De poort van Trujillo, uit de 13de eeuw, in Plasencia Philippe Bourget | cms
De steden van Extremadura hebben veel te bieden. Na de goddelijke verrassingen van Cáceres en Mérida zijn ook deze drie kleinere steden van duidelijk historisch belang. Plasencia, de toegangspoort tot de Jertevallei (zie hierboven), is de meest noordelijke van de drie. Het is de eerste stad die je bezoekt als je uit Madrid naar de regio afzakt en je wordt er meteen ondergedompeld in een overvloed aan architectuur, de erfenis van een culturele diversiteit. De Middeleeuwse stadsmuren die de oude stad omringen, herinneringen aan de Arabische alcazar, de met elkaar verbonden oude en nieuwe kathedralen, de oude Joodse wijk, paleizen en kloosters… Een wandeling dompelt je onder in het atypische verleden van Zuid-Spanje, een land met invloeden van Christenen en Moslims, de adel en geestelijken.
Versterkte woning in de hooggelegen gedeelte van Trujillo. Philippe Bourget | cms
Maar vergeet ook hier niet te genieten van de legendarische gezelligheid van Spanje. In Plasencia speelt alles zich af rond de plaza Mayor, een enorme rechthoekige agora omringd door gaanderijen waar bars en restaurants hun terrassen ontvouwen. Aan het eind van de dag kom je hier gegarandeerd tot rust met een lekkere ‘cerveza’. We houden ook erg van Trujillo. De plaza Mayor van dit kleine stadje (minder dan 9.000 inwoners) dat tussen Plasencia en Mérida in ligt, herbergt een schat aan verrassend erfgoed, het resultaat van fortuinen die uit Amerika werden meegebracht.
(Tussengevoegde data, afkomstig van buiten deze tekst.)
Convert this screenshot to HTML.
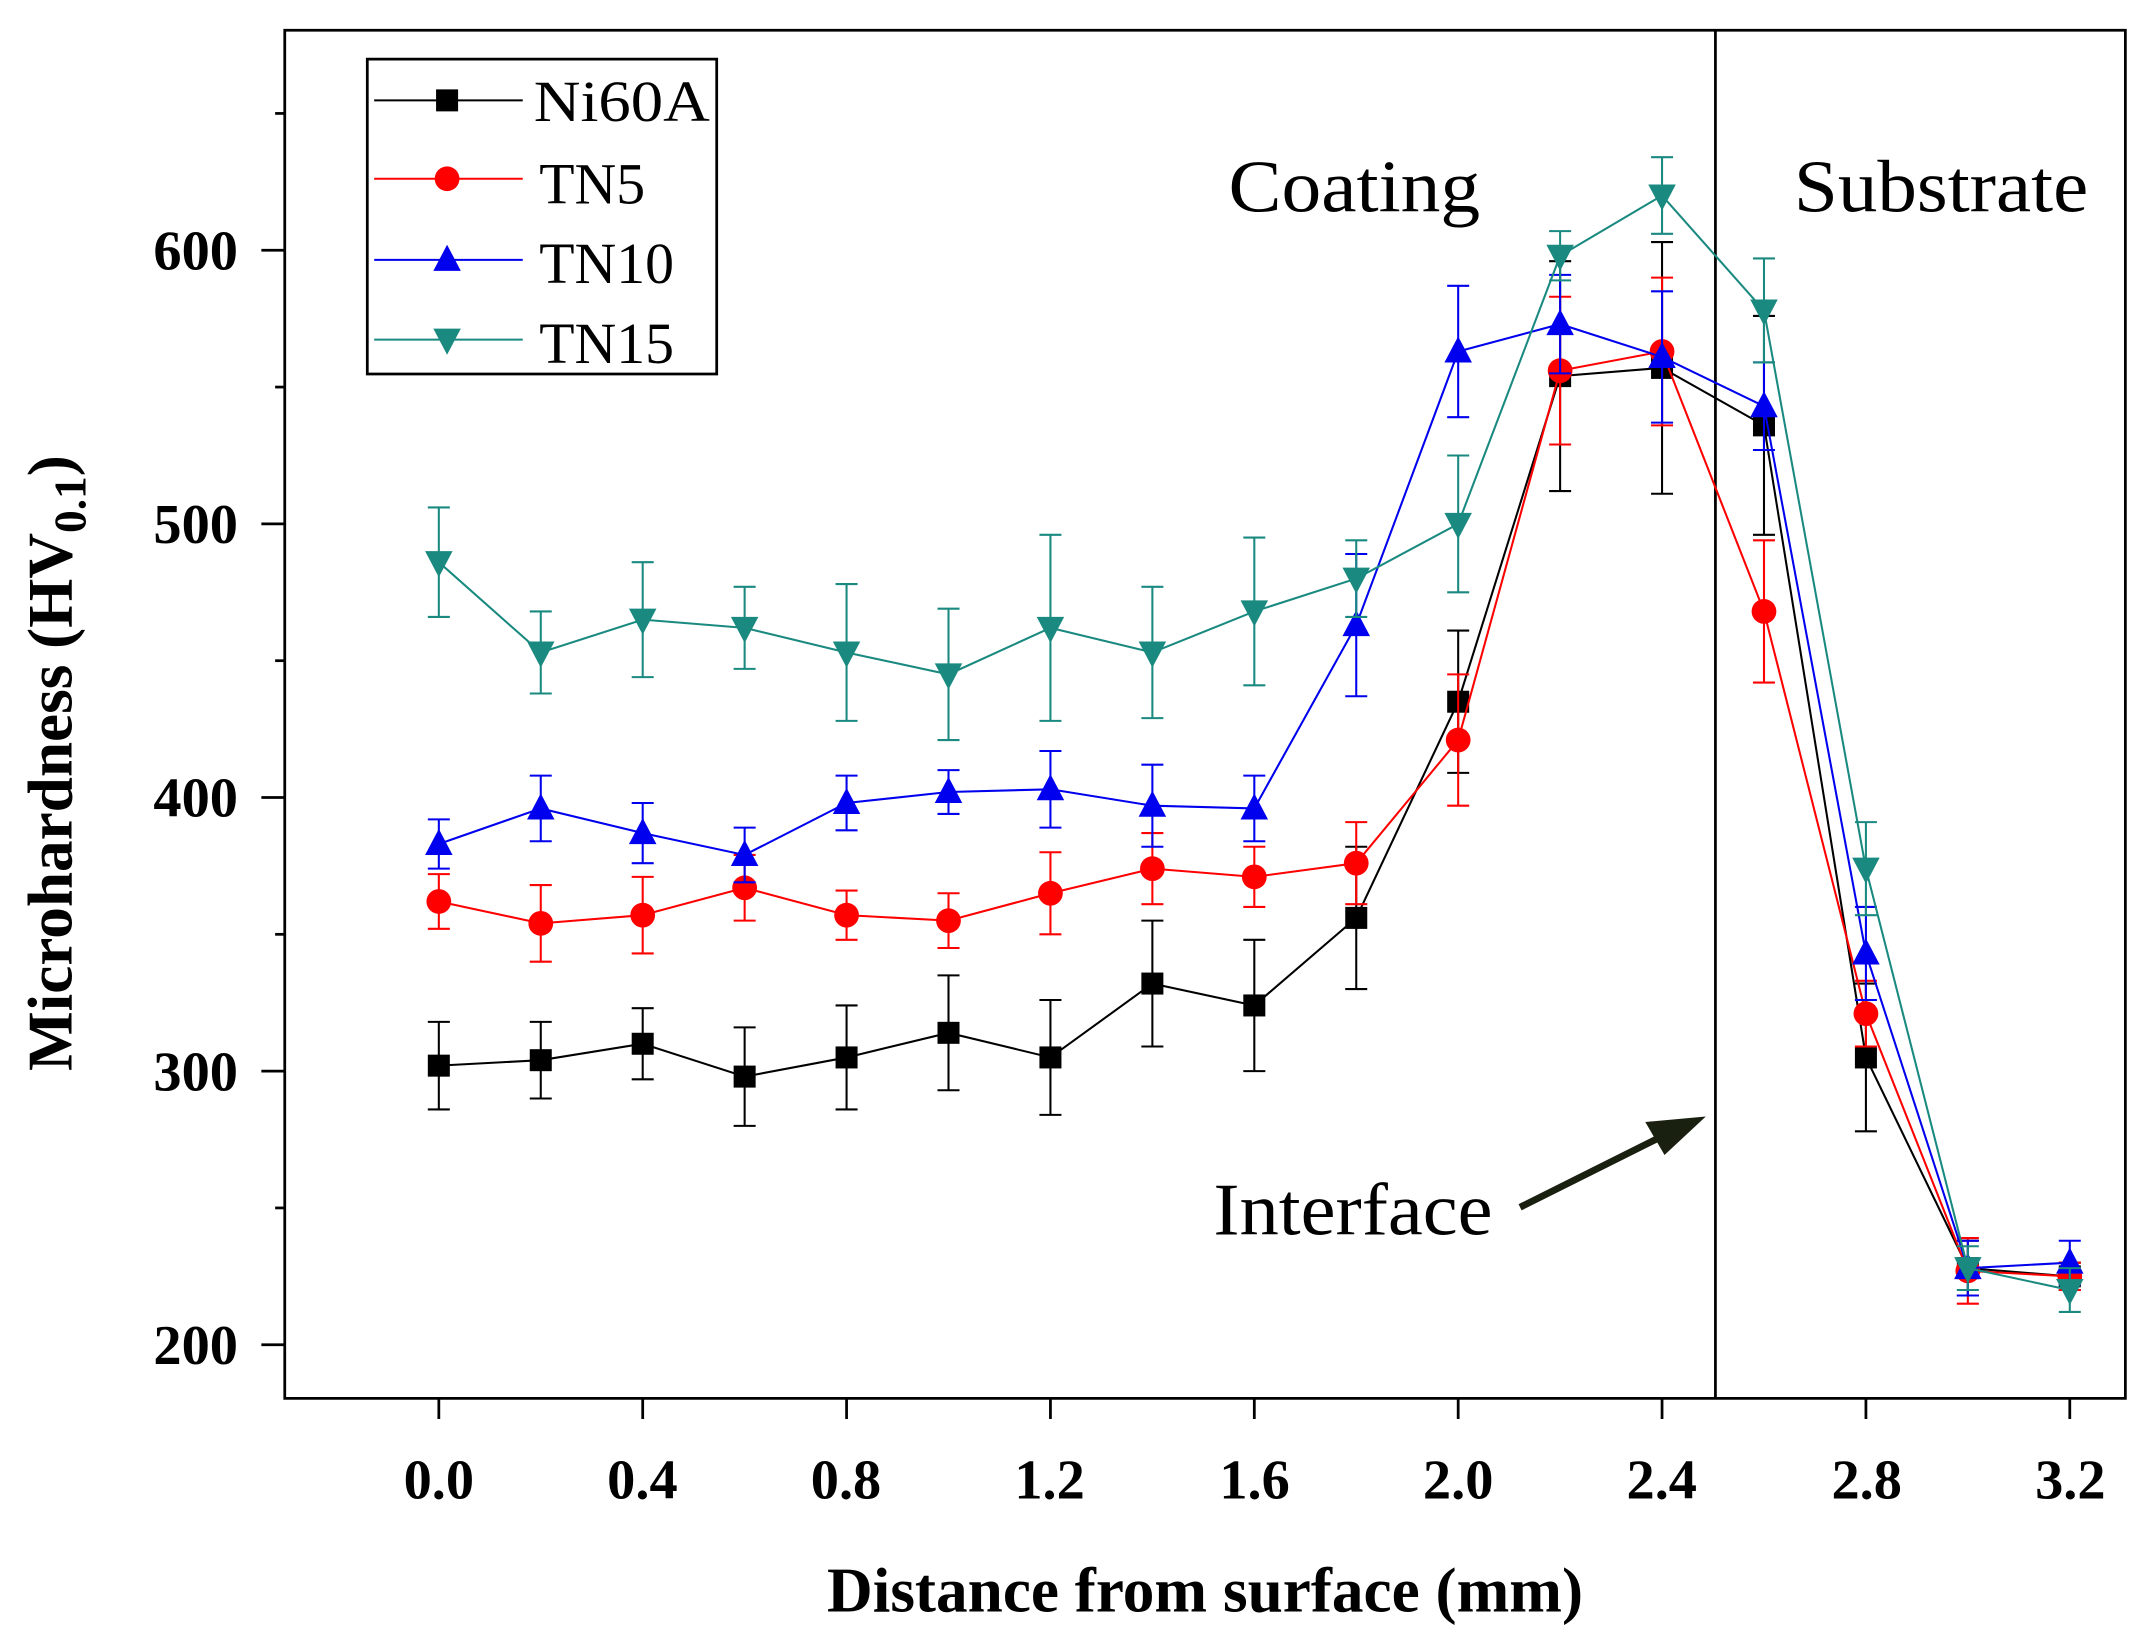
<!DOCTYPE html>
<html><head><meta charset="utf-8"><style>
html,body{margin:0;padding:0;background:#fff;}
svg{display:block;}
text{font-family:"Liberation Serif",serif;}
</style></head><body>
<svg id="s" width="2146" height="1639" viewBox="0 0 1560 1192" preserveAspectRatio="none" xmlns="http://www.w3.org/2000/svg">
<rect x="0" y="0" width="1560" height="1192" fill="#fff"/>
<rect x="207" y="22" width="1338" height="995" fill="none" stroke="#000" stroke-width="2"/>
<line x1="1247" y1="22" x2="1247" y2="1017" stroke="#000" stroke-width="2"/>
<g id="ticks" stroke="#000" stroke-width="2"></g>
<g font-weight="bold" font-size="41" text-anchor="end">
<text x="173" y="196">600</text>
<text x="173" y="395">500</text>
<text x="173" y="594">400</text>
<text x="173" y="793">300</text>
<text x="173" y="992">200</text>
</g>
<g font-weight="bold" font-size="41" text-anchor="middle">
<text x="319" y="1090">0.0</text>
<text x="467" y="1090">0.4</text>
<text x="615" y="1090">0.8</text>
<text x="763" y="1090">1.2</text>
<text x="912" y="1090">1.6</text>
<text x="1060" y="1090">2.0</text>
<text x="1208" y="1090">2.4</text>
<text x="1357" y="1090">2.8</text>
<text x="1505" y="1090">3.2</text>
</g>
<text x="876" y="1172" font-weight="bold" font-size="46" text-anchor="middle">Distance from surface (mm)</text>
<text transform="translate(52,555) rotate(-90)" font-weight="bold" font-size="46" text-anchor="middle">Microhardness (HV<tspan font-size="33" dy="10">0.1</tspan><tspan dy="-10">)</tspan></text>
<text x="893" y="154" font-size="54" textLength="183" lengthAdjust="spacingAndGlyphs">Coating</text>
<text x="1304" y="154" font-size="54" textLength="214" lengthAdjust="spacingAndGlyphs">Substrate</text>
<text x="882" y="898" font-size="54" textLength="203" lengthAdjust="spacingAndGlyphs">Interface</text>
<line x1="1105" y1="878" x2="1205" y2="828" stroke="#1a2010" stroke-width="5"/>
<polygon points="1240,812 1196,816 1210,840" fill="#1a2010"/>
<g id="data"></g>
<rect x="267" y="43" width="254" height="229" fill="#fff" stroke="#000" stroke-width="2"/>
<g font-size="42">
<text x="388" y="88" textLength="128" lengthAdjust="spacingAndGlyphs">Ni60A</text>
<text x="392" y="148">TN5</text>
<text x="392" y="206">TN10</text>
<text x="392" y="264">TN15</text>
</g>
<g id="leg"></g>
</svg>
<script>
var NS="http://www.w3.org/2000/svg";
function el(p,t,a){var e=document.createElementNS(NS,t);for(var k in a)e.setAttribute(k,a[k]);p.appendChild(e);return e;}
var tk=document.getElementById("ticks");
for(var v=200;v<=650;v+=50){var y=978-(v-200)*1.99;el(tk,"line",{x1:207-(v%100==0?17:7),y1:y,x2:207,y2:y});}
for(var i=0;i<=16;i+=2){var x=319+74.1*i;el(tk,"line",{x1:x,y1:1017,x2:x,y2:1032});}
var S=[
{c:"#000",m:"sq",v:[302,304,310,298,305,314,305,332,324,356,435,554,557,536,305,228,225],e:[16,14,13,18,19,21,21,23,24,26,26,42,46,40,27,10,5]},
{c:"#f00",m:"ci",v:[362,354,357,367,357,355,365,374,371,376,421,556,563,468,321,227,225],e:[10,14,14,12,9,10,15,13,11,15,24,27,27,26,12,12,5]},
{c:"#0000ee",m:"up",v:[383,396,387,379,398,402,403,397,396,463,563,573,561,543,343,228,230],e:[9,12,11,10,10,8,14,15,12,26,24,18,24,16,17,10,8]},
{c:"#1a8a80",m:"dn",v:[486,453,465,462,453,445,462,453,468,480,500,598,620,578,374,228,220],e:[20,15,21,15,25,24,34,24,27,14,25,9,14,19,17,8,8]}];
function mk(g,t,x,y,c){
 if(t=="sq")el(g,"rect",{x:x-8,y:y-8,width:16,height:16,fill:c});
 else if(t=="ci")el(g,"circle",{cx:x,cy:y,r:9,fill:c});
 else if(t=="up")el(g,"polygon",{points:(x-10)+","+(y+8)+" "+(x+10)+","+(y+8)+" "+x+","+(y-11),fill:c});
 else el(g,"polygon",{points:(x-10)+","+(y-8)+" "+(x+10)+","+(y-8)+" "+x+","+(y+11),fill:c});
}
var d=document.getElementById("data");
S.forEach(function(s){
 var pts=s.v.map(function(v,i){return [319+74.1*i,978-(v-200)*1.99];});
 el(d,"polyline",{points:pts.map(function(p){return p.join(",")}).join(" "),fill:"none",stroke:s.c,"stroke-width":1.5});
 pts.forEach(function(p,i){var h=s.e[i]*1.99;
  el(d,"line",{x1:p[0],y1:p[1]-h,x2:p[0],y2:p[1]+h,stroke:s.c,"stroke-width":1.5});
  el(d,"line",{x1:p[0]-8,y1:p[1]-h,x2:p[0]+8,y2:p[1]-h,stroke:s.c,"stroke-width":1.5});
  el(d,"line",{x1:p[0]-8,y1:p[1]+h,x2:p[0]+8,y2:p[1]+h,stroke:s.c,"stroke-width":1.5});
 });
 pts.forEach(function(p){mk(d,s.m,p[0],p[1],s.c);});
});
var lg=document.getElementById("leg");var ly=[73,130,189,247];
S.forEach(function(s,i){el(lg,"line",{x1:272,y1:ly[i],x2:380,y2:ly[i],stroke:s.c,"stroke-width":1.5});mk(lg,s.m,325,ly[i],s.c);});
</script>
</body></html>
Philippe Bourget | cmsZicht op een kerk in het hooggelegen gedeelte van Trujillo vanop het alcazaba (kasteel)
Andalusië ligt vlakbij en een aantal adellijke inwoners van Extremadura trokken ooit per schip naar de Nieuwe Wereld. In Trujillo domineert één naam alle andere: Francisco Pizarro. De ‘ontdekker’ van Peru en stichter van Lima, de grafdelver van het Incarijk, werd geboren in Trujillo. Zijn ruiterstandbeeld staat trots op de plaza Mayor. In de boven- en benedenstad, onder het middeleeuwse kasteel, getuigen de statige huizen, vandaag privédomein verborgen achter hoge muren, van de opgebouwde rijkdom. Sommige zijn omgetoverd tot historische boetiekhotels, zoals de Posada dos Orillas, een prachtige zes eeuwen oude residentie.
In het uiterste zuiden van Extremadura houden we langer halt in Zafra. De witte gevels, de smeedijzeren poorten, de reputatie van de plaza de toros… Er bestaat geen twijfel over dat Andalusië hier vlakbij ligt! Zafra is beroemd om zijn San Miguel veemarkt, die elk jaar eind september wordt gehouden sinds… 1453. Ga zeker op wandel door de oude stad, tussen de Plaza Grande en de Plaza Chica. De twee zijn met elkaar verbonden door een gewelfde doorgang, die wordt ondersteund door authentieke stenen pilaren. Een unieke uitstraling, net als deze regio van Spanje, die het niet langer verdient om het zwarte schaap van het land te zijn.
Je vliegt vanuit Brussel naar Madrid, huurt een auto en rijdt 265 km (2u30) naar Plasencia, de eerste grote stad in het noorden van Extremadura. Je kan ook terug naar huis vliegen van Sevilla naar Brussel.
Bezoeken
Ontdek de regio met de auto, van noord naar zuid. De wegen zijn van bijzonder goede kwaliteit.